Pictures in the data below are not part of the copy; transcribe everything else exactly.

## start INFORMATION SUPPLIED

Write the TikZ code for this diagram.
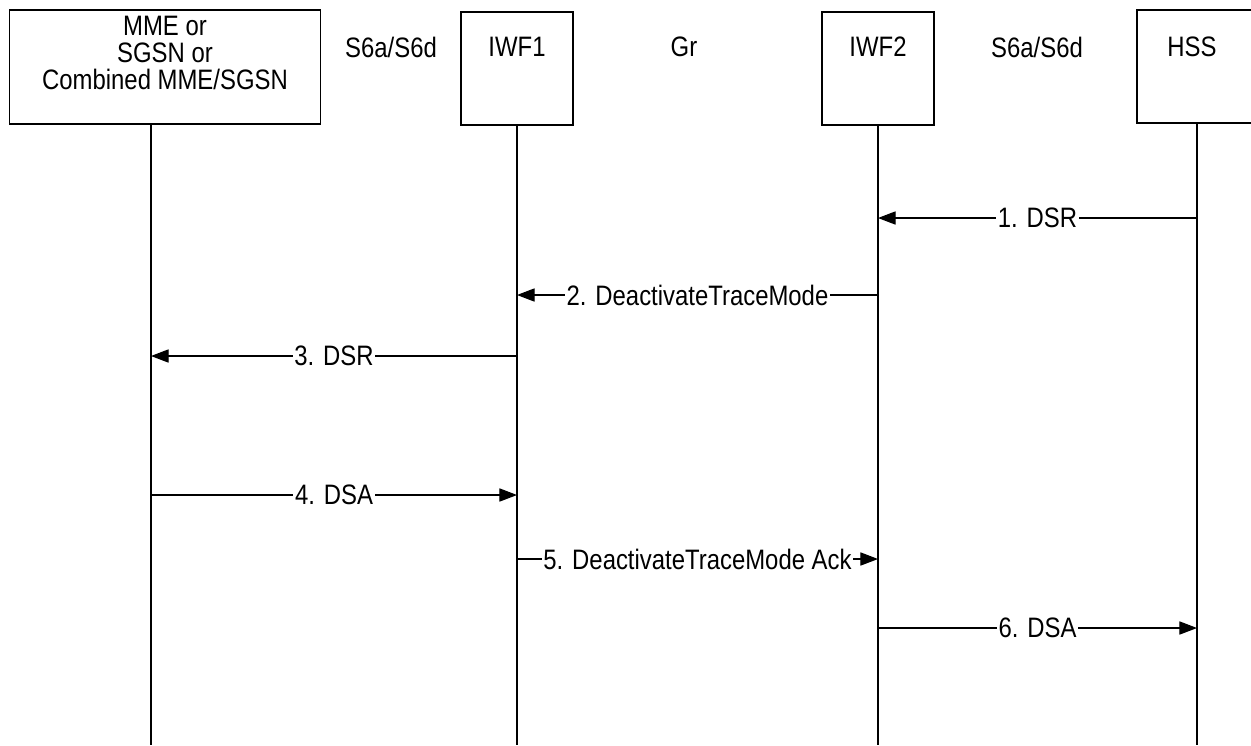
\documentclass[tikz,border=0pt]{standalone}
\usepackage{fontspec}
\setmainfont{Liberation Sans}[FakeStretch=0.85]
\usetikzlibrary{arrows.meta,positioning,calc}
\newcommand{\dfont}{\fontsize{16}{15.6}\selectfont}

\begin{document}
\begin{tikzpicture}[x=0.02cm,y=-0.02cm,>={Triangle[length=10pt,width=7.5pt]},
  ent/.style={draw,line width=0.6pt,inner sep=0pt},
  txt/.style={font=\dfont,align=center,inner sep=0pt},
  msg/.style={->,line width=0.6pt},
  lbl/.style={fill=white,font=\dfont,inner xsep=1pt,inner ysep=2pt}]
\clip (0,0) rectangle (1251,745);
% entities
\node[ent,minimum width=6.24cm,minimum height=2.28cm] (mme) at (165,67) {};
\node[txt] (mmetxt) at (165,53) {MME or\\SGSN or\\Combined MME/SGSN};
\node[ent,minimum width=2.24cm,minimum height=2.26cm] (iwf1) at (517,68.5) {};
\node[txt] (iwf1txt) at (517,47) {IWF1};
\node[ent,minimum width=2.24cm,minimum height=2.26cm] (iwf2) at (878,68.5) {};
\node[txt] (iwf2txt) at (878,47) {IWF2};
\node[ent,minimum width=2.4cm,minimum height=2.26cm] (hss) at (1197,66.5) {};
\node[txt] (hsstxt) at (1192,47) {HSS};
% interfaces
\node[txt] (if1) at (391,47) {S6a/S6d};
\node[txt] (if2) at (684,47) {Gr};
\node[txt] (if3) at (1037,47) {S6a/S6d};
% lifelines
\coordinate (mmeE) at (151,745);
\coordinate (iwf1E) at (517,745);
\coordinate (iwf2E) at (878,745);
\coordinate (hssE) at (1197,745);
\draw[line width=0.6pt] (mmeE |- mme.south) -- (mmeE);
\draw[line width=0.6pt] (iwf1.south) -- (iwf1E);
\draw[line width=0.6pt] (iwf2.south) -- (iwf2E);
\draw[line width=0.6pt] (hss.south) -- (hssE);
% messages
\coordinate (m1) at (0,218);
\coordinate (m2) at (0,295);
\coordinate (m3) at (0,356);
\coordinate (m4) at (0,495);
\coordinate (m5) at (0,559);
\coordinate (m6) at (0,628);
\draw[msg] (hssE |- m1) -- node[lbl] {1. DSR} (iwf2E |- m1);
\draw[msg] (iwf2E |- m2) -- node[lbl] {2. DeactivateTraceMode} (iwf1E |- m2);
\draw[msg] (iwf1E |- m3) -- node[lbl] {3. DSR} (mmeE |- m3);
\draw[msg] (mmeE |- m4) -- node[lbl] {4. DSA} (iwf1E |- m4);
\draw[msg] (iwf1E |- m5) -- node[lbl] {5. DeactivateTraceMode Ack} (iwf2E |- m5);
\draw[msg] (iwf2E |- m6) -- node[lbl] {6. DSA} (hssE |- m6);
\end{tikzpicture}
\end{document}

## end INFORMATION SUPPLIED

SOLUTION TO THIS PROBLEM
Write the TikZ code for this diagram.
\documentclass[tikz,border=0pt]{standalone}
\usepackage{fontspec}
\setmainfont{Liberation Sans}[FakeStretch=0.85]
\usetikzlibrary{arrows.meta,positioning,calc}
\newcommand{\dfont}{\fontsize{16}{15.6}\selectfont}

\begin{document}
\begin{tikzpicture}[x=0.02cm,y=-0.02cm,>={Triangle[length=10pt,width=7.5pt]},
  ent/.style={draw,line width=0.6pt,inner sep=0pt},
  txt/.style={font=\dfont,align=center,inner sep=0pt},
  msg/.style={->,line width=0.6pt},
  lbl/.style={fill=white,font=\dfont,inner xsep=1pt,inner ysep=2pt}]
\clip (0,0) rectangle (1251,745);
% entities
\node[ent,minimum width=6.24cm,minimum height=2.28cm] (mme) at (165,67) {};
\node[txt] (mmetxt) at (165,53) {MME or\\SGSN or\\Combined MME/SGSN};
\node[ent,minimum width=2.24cm,minimum height=2.26cm] (iwf1) at (517,68.5) {};
\node[txt] (iwf1txt) at (517,47) {IWF1};
\node[ent,minimum width=2.24cm,minimum height=2.26cm] (iwf2) at (878,68.5) {};
\node[txt] (iwf2txt) at (878,47) {IWF2};
\node[ent,minimum width=2.4cm,minimum height=2.26cm] (hss) at (1197,66.5) {};
\node[txt] (hsstxt) at (1192,47) {HSS};
% interfaces
\node[txt] (if1) at (391,47) {S6a/S6d};
\node[txt] (if2) at (684,47) {Gr};
\node[txt] (if3) at (1037,47) {S6a/S6d};
% lifelines
\coordinate (mmeE) at (151,745);
\coordinate (iwf1E) at (517,745);
\coordinate (iwf2E) at (878,745);
\coordinate (hssE) at (1197,745);
\draw[line width=0.6pt] (mmeE |- mme.south) -- (mmeE);
\draw[line width=0.6pt] (iwf1.south) -- (iwf1E);
\draw[line width=0.6pt] (iwf2.south) -- (iwf2E);
\draw[line width=0.6pt] (hss.south) -- (hssE);
% messages
\coordinate (m1) at (0,218);
\coordinate (m2) at (0,295);
\coordinate (m3) at (0,356);
\coordinate (m4) at (0,495);
\coordinate (m5) at (0,559);
\coordinate (m6) at (0,628);
\draw[msg] (hssE |- m1) -- node[lbl] {1. DSR} (iwf2E |- m1);
\draw[msg] (iwf2E |- m2) -- node[lbl] {2. DeactivateTraceMode} (iwf1E |- m2);
\draw[msg] (iwf1E |- m3) -- node[lbl] {3. DSR} (mmeE |- m3);
\draw[msg] (mmeE |- m4) -- node[lbl] {4. DSA} (iwf1E |- m4);
\draw[msg] (iwf1E |- m5) -- node[lbl] {5. DeactivateTraceMode Ack} (iwf2E |- m5);
\draw[msg] (iwf2E |- m6) -- node[lbl] {6. DSA} (hssE |- m6);
\end{tikzpicture}
\end{document}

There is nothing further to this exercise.